Genomic sequences and structural organization of the human nidogen gene (NID).

Article Details


Zimmermann K, Hoischen S, Hafner M, Nischt R

Genomic sequences and structural organization of the human nidogen gene (NID).

Genomics. 1995 May 20;27(2):245-50.

PubMed ID
7557988 [ View in PubMed

Nidogen/entactin is a ubiquitous 150-kDa multidomain basement membrane protein. Since in vitro binding studies indicated that nidogen may function as a major mediator in basement membrane organization and assembly, analysis of gene structure and regulation of gene expression will help us to understand many biological processes that involve degradation and reorganization of the basement membrane zone.

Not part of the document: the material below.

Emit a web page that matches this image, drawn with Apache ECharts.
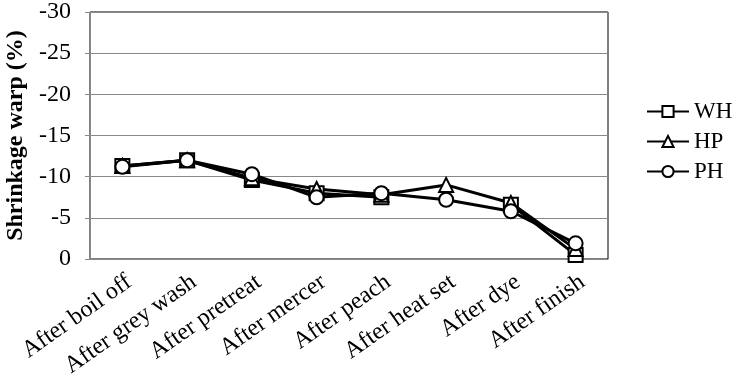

An approximately 100-kb region of genomic DNA encoding the human nidogen gene (NID) including 5' and 3' flanking sequences has been cloned and characterized by restriction mapping and sequencing. The entire gene is more than 90 kb in length and contains 20 exons. All introns interrupt protein coding sequences. The size of individual introns varies significantly, ranging from 0.6 to 18 kb. Its exon/intron structure revealed that the protein domains of human nidogen are organized in a domain-specific manner with various subdomains being encoded by individual exons, indicating that exon duplication and shuffling have played an important role in determining the present structure of the protein. Comparison of the exon organization with the recently published ascidian nidogen amino acid sequence strongly suggests that vertebrate nidogen might have evolved from a common ancestral precursor resembling ascidian nidogen.